Data block
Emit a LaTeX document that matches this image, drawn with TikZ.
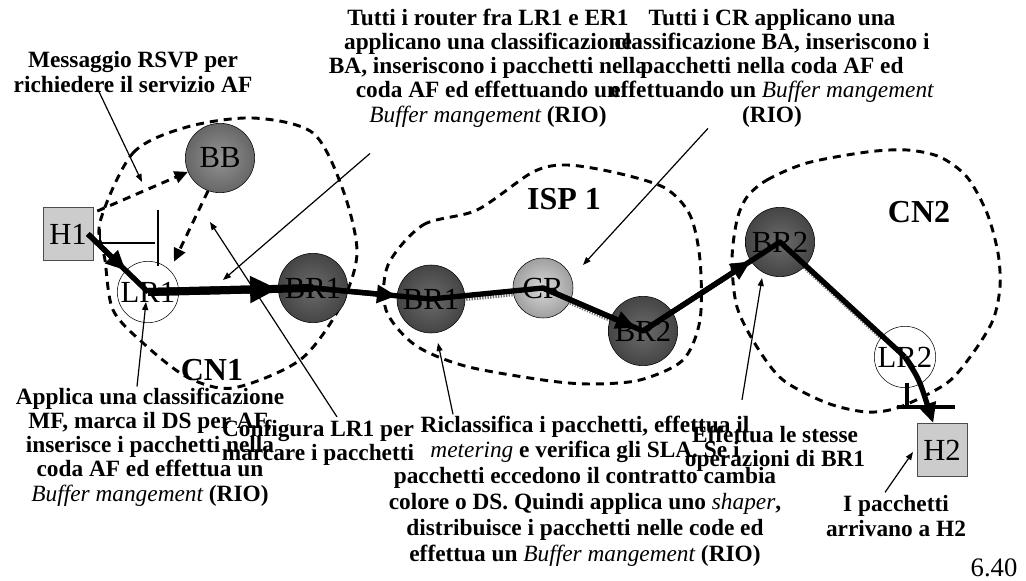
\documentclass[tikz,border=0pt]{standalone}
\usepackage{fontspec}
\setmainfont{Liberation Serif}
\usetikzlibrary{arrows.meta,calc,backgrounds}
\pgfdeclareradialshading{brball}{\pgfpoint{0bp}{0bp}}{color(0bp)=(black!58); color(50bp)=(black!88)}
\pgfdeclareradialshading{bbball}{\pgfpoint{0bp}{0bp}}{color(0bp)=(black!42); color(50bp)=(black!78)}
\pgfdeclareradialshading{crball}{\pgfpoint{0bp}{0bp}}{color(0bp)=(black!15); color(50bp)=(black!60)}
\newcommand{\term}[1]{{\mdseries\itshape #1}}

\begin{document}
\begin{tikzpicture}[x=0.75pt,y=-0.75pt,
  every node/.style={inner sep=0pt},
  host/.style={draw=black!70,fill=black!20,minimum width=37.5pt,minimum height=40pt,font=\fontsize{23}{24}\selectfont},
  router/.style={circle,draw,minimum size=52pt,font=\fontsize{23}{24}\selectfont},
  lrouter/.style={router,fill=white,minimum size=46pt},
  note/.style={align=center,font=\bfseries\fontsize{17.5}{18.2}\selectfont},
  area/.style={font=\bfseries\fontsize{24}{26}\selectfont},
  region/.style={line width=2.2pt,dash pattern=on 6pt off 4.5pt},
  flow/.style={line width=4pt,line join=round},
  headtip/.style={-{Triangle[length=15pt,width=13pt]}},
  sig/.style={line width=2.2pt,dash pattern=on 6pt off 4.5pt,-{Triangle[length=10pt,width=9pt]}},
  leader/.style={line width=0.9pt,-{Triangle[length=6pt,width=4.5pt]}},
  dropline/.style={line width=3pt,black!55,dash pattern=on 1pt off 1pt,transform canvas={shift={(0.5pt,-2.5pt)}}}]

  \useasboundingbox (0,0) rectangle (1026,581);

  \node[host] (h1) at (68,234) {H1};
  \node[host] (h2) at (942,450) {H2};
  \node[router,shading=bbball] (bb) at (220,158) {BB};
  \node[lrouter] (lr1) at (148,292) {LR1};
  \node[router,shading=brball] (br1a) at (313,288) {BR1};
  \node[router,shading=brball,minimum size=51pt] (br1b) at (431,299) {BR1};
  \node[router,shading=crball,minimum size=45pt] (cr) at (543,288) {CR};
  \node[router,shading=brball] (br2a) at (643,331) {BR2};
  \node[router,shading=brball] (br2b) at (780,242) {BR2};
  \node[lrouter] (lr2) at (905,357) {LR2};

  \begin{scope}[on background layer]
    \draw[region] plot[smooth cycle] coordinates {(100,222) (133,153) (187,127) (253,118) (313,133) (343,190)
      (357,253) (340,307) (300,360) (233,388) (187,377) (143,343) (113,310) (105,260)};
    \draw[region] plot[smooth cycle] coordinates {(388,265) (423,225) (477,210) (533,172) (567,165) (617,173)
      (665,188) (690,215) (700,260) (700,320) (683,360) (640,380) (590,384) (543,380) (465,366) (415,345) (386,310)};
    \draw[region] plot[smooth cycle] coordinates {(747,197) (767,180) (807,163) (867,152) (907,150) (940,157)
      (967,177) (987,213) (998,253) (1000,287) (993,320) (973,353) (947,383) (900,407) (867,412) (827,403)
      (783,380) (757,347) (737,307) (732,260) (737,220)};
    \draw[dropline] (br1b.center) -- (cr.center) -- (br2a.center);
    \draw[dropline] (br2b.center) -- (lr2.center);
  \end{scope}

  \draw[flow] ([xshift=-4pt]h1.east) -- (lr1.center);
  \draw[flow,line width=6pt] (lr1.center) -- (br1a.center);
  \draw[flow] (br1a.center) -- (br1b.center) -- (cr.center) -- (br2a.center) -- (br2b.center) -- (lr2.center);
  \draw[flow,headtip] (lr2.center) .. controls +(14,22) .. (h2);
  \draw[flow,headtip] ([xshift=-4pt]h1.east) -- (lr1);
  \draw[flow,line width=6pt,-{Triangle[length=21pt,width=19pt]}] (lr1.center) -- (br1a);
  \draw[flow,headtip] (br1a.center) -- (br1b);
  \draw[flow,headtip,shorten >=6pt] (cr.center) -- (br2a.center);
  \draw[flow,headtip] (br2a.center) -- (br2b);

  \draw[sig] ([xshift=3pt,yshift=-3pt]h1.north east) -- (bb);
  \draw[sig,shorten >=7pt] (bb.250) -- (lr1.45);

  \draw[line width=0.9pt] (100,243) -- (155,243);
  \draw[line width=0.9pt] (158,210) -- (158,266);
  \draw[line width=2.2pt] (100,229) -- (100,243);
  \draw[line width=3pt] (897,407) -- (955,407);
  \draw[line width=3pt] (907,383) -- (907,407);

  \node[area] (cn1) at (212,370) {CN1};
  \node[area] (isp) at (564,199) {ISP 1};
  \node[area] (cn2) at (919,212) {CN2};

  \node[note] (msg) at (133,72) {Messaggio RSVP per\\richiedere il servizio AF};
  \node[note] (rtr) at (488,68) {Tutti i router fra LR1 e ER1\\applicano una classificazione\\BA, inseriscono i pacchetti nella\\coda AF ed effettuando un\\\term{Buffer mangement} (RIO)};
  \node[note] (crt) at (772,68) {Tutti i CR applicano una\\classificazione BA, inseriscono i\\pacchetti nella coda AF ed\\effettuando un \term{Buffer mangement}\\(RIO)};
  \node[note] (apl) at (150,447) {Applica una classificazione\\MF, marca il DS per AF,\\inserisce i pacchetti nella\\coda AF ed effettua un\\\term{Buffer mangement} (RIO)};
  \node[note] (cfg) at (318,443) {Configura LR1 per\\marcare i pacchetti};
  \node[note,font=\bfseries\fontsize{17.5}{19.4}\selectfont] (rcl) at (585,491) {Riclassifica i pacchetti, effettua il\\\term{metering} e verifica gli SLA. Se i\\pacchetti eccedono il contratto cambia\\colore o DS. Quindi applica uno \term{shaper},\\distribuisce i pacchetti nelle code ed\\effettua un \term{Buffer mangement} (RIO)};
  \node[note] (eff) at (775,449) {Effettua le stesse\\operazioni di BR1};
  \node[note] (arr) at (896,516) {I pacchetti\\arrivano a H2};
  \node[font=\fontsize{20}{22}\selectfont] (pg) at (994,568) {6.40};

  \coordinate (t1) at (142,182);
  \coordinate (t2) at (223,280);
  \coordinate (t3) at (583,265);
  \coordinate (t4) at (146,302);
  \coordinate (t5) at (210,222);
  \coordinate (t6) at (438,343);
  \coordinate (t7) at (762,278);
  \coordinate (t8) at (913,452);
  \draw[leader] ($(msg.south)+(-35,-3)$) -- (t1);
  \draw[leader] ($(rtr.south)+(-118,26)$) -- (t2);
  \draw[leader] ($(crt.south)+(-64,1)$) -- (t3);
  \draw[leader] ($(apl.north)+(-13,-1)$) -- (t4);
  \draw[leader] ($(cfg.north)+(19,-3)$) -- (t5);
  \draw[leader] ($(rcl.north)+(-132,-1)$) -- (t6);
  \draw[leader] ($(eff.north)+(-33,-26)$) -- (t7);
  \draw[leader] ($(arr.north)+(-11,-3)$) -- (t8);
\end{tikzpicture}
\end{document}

Goal
Quote, please, every line of the material above from its start through the line that has "(0,0) rectangle (1026,581);", reproducing the words exactly and dropping any images.

Written answer
Emit a LaTeX document that matches this image, drawn with TikZ.
\documentclass[tikz,border=0pt]{standalone}
\usepackage{fontspec}
\setmainfont{Liberation Serif}
\usetikzlibrary{arrows.meta,calc,backgrounds}
\pgfdeclareradialshading{brball}{\pgfpoint{0bp}{0bp}}{color(0bp)=(black!58); color(50bp)=(black!88)}
\pgfdeclareradialshading{bbball}{\pgfpoint{0bp}{0bp}}{color(0bp)=(black!42); color(50bp)=(black!78)}
\pgfdeclareradialshading{crball}{\pgfpoint{0bp}{0bp}}{color(0bp)=(black!15); color(50bp)=(black!60)}
\newcommand{\term}[1]{{\mdseries\itshape #1}}

\begin{document}
\begin{tikzpicture}[x=0.75pt,y=-0.75pt,
  every node/.style={inner sep=0pt},
  host/.style={draw=black!70,fill=black!20,minimum width=37.5pt,minimum height=40pt,font=\fontsize{23}{24}\selectfont},
  router/.style={circle,draw,minimum size=52pt,font=\fontsize{23}{24}\selectfont},
  lrouter/.style={router,fill=white,minimum size=46pt},
  note/.style={align=center,font=\bfseries\fontsize{17.5}{18.2}\selectfont},
  area/.style={font=\bfseries\fontsize{24}{26}\selectfont},
  region/.style={line width=2.2pt,dash pattern=on 6pt off 4.5pt},
  flow/.style={line width=4pt,line join=round},
  headtip/.style={-{Triangle[length=15pt,width=13pt]}},
  sig/.style={line width=2.2pt,dash pattern=on 6pt off 4.5pt,-{Triangle[length=10pt,width=9pt]}},
  leader/.style={line width=0.9pt,-{Triangle[length=6pt,width=4.5pt]}},
  dropline/.style={line width=3pt,black!55,dash pattern=on 1pt off 1pt,transform canvas={shift={(0.5pt,-2.5pt)}}}]

  \useasboundingbox (0,0) rectangle (1026,581);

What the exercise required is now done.